Le CERN reste le CERN

S’agissant des scientifiques et des ingénieurs, le site de Genève ne sera pas très différent de ce qu’il est aujourd’hui. […] Je trouve que ce va-et-vient entre continents est très stimulant et très sain. Rolf-Dieter Heuer, directeur général du CERN

L’ILC pourrait entrer en service entre 2025 et 2030. C’est à cette date que le LHC arrivera en fin de vie. Mais il serait faux de voir dans le premier la version actualisée du second. En fait, comme l’énonce le patron du CERN, les deux outils sont complémentaires: «c’est comme en astrophysique, on observe le ciel avec des télescopes en lumière visible, des télescopes infrarouge, ultraviolet, des radiotélescopes, et il faut tout cela pour avoir une image complète. Chez nous aussi, les différents collisionneurs examinent des questions similaires, mais de différents points de vue».
Et que deviendra le CERN sans son LHC, une fois les regards tournés vers le Japon et l’ILC? «S’agissant des scientifiques et des ingénieurs, le site de Genève ne sera pas très différent de ce qu’il est aujourd’hui, explique Rolf-Dieter Heuer. Nous participerons depuis ici aux expériences de l’ILC, nous analyserons des données et nous travaillerons sur le successeur de l’ILC. Depuis qu’on fait des accélérateurs géants, nous avons eu le LEP, puis la limite de puissance est passée au Tevatron du Fermilab pour revenir au CERN avec le LHC. Je trouve que ce va-et-vient entre continents est très stimulant et très sain».
En effet, la communauté des physiciens des particules pense déjà à la machine qui viendra après l’ILC. Ses caractéristiques et ses performances dépendront non seulement de l’évolution technologique, mais aussi et surtout des résultats qui sortiront des dix à quinze prochaines années d’exploitation du LHC.

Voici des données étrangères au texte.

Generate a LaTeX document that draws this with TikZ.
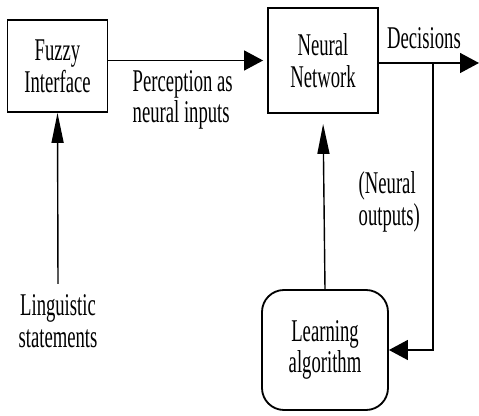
\documentclass[tikz,border=0pt]{standalone}
\usepackage{fontspec}
\setmainfont[FakeStretch=0.59]{Liberation Serif}
\usetikzlibrary{arrows.meta}

\begin{document}
\begin{tikzpicture}[->,>={Triangle[length=0.475cm,width=0.5cm]},line width=1pt,
  font=\fontsize{22.5}{22.5}\selectfont,
  block/.style={draw,line width=1.3pt,align=center,inner sep=0pt},
  up arrow/.style={-{Triangle[length=0.75cm,width=0.3cm]}},
  label text/.style={align=left,inner sep=0pt}]

  \useasboundingbox (0,0) rectangle (11.975,10.4);

  \node[block,minimum width=2.5cm,minimum height=2.3cm] (fuzzy) at (1.4375,8.75) {Fuzzy\\Interface};
  \node[block,minimum width=2.75cm,minimum height=2.625cm] (neural) at (8.075,8.8875) {Neural\\Network};
  \node[block,rounded corners=0.55cm,minimum width=3.15cm,minimum height=3cm] (learn) at (8.125,1.65) {Learning\\algorithm};
  \node[align=center,inner sep=0.25cm] (ling) at (1.45,2.375) {Linguistic\\statements};

  \node[label text,anchor=west] (percept) at (3.3,7.9) {Perception as\\neural inputs};
  \node[label text] (decide) at (10.6,9.45) {Decisions};
  \node[label text,anchor=west] (outs) at (8.95,5.35) {(Neural\\outputs)};

  \coordinate (out) at (11.975,8.825);
  \coordinate (tap) at (10.825,8.825);

  \path
    (ling.north) edge[up arrow] (fuzzy.south)
    (fuzzy.east |- neural.west) edge[shorten >=0.1cm] (neural.west)
    (learn.north) edge[up arrow,shorten >=0.25cm] (neural.south)
    (neural.east |- out) edge (out)
    ;
  \draw (tap) |- (learn.east);
\end{tikzpicture}
\end{document}
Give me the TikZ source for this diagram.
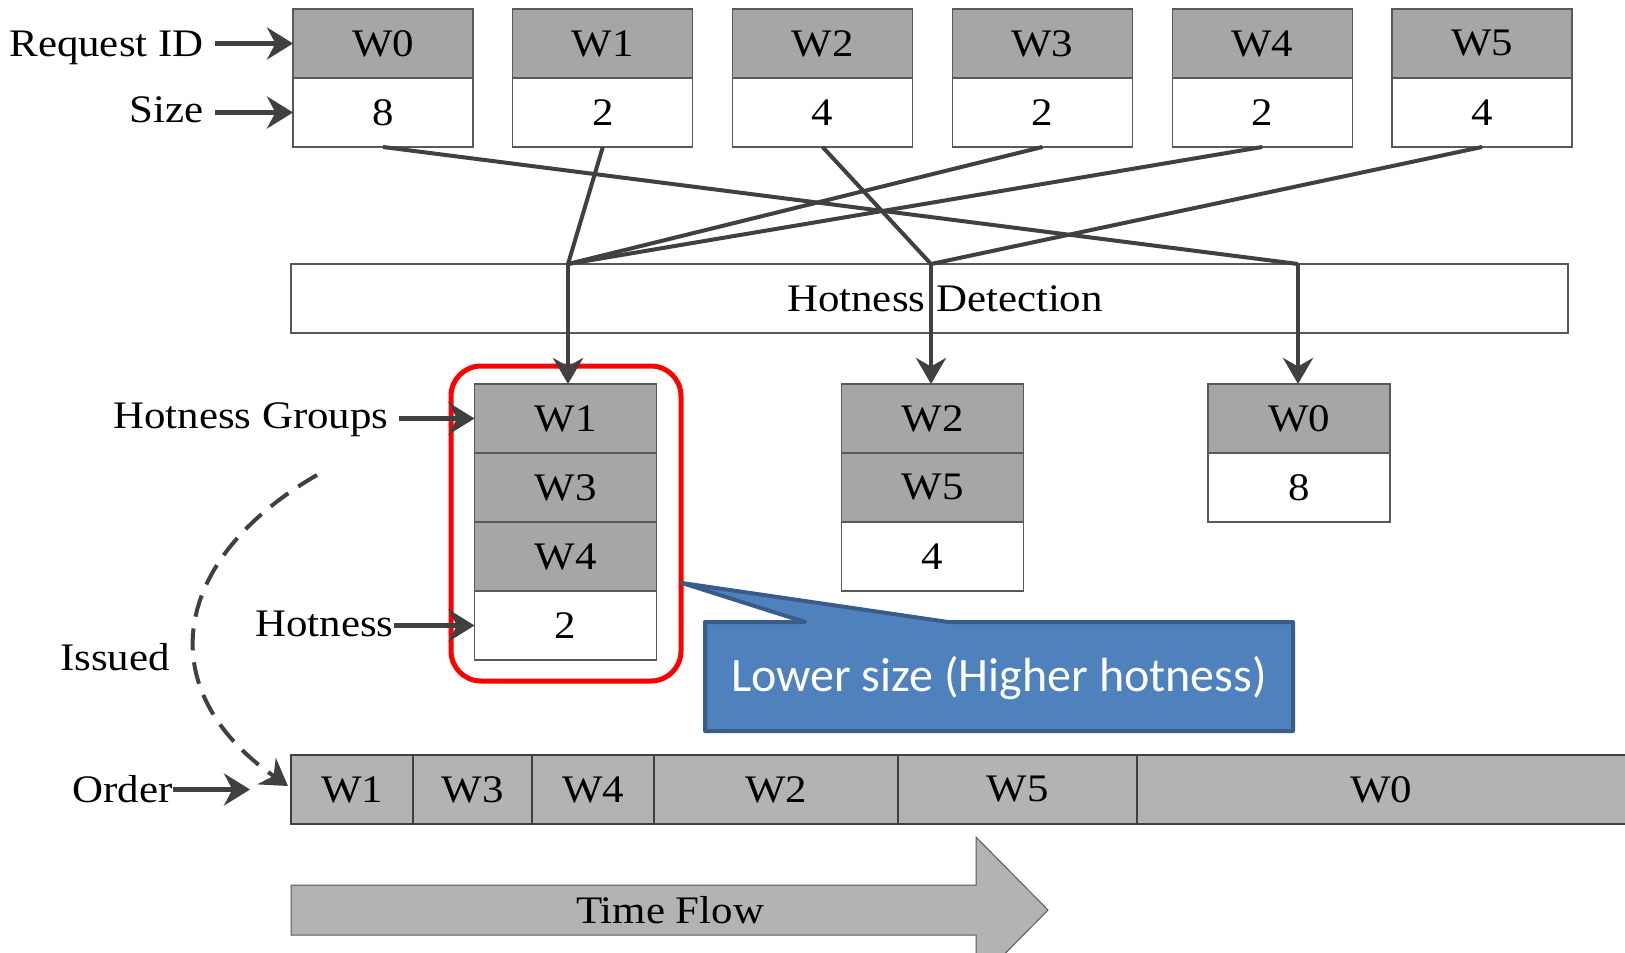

Pour poursuivre l’investigation sur les mystères ultimes de la matière, de l’espace et du temps au-delà de ce que pourra livrer l’ILC, il faudra probablement un collisionneur plus puissant. Fera-t-il se crasher des électrons contre des positrons, des protons contre des protons, voire d’autres particules encore? Dans le premier cas, le CERN a déjà des plans, et dans les autres, il ne manquera pas d’en élaborer.

Là où le LHC accélère des particules dans un anneau, l’ILC les fera s’écraser les unes contre les autres au milieu d’un tunnel rectiligne. L’avantage? Quand on force une particule à tourner en rond – alors que sa nature la pousse à aller tout droit -, elle perd de l’énergie en émettant de la lumière. Une lumière qui se fait de plus en plus violente avec la vitesse (jusqu’à 10’000 fois l’intensité d’un rayon de soleil).

C’est le rayonnement synchrotron. Il est inversement proportionnel à la masse de la particule, et même à la puissance quatre. Autrement dit, plus la particule est lourde, moins elle perd d’énergie en tournant. Il est donc logique de construire des accélérateurs circulaires pour des protons, qui vont perdre beaucoup moins d’énergie par rayonnement synchrotron, et des accélérateurs linéaires pour des électrons, nettement plus légers.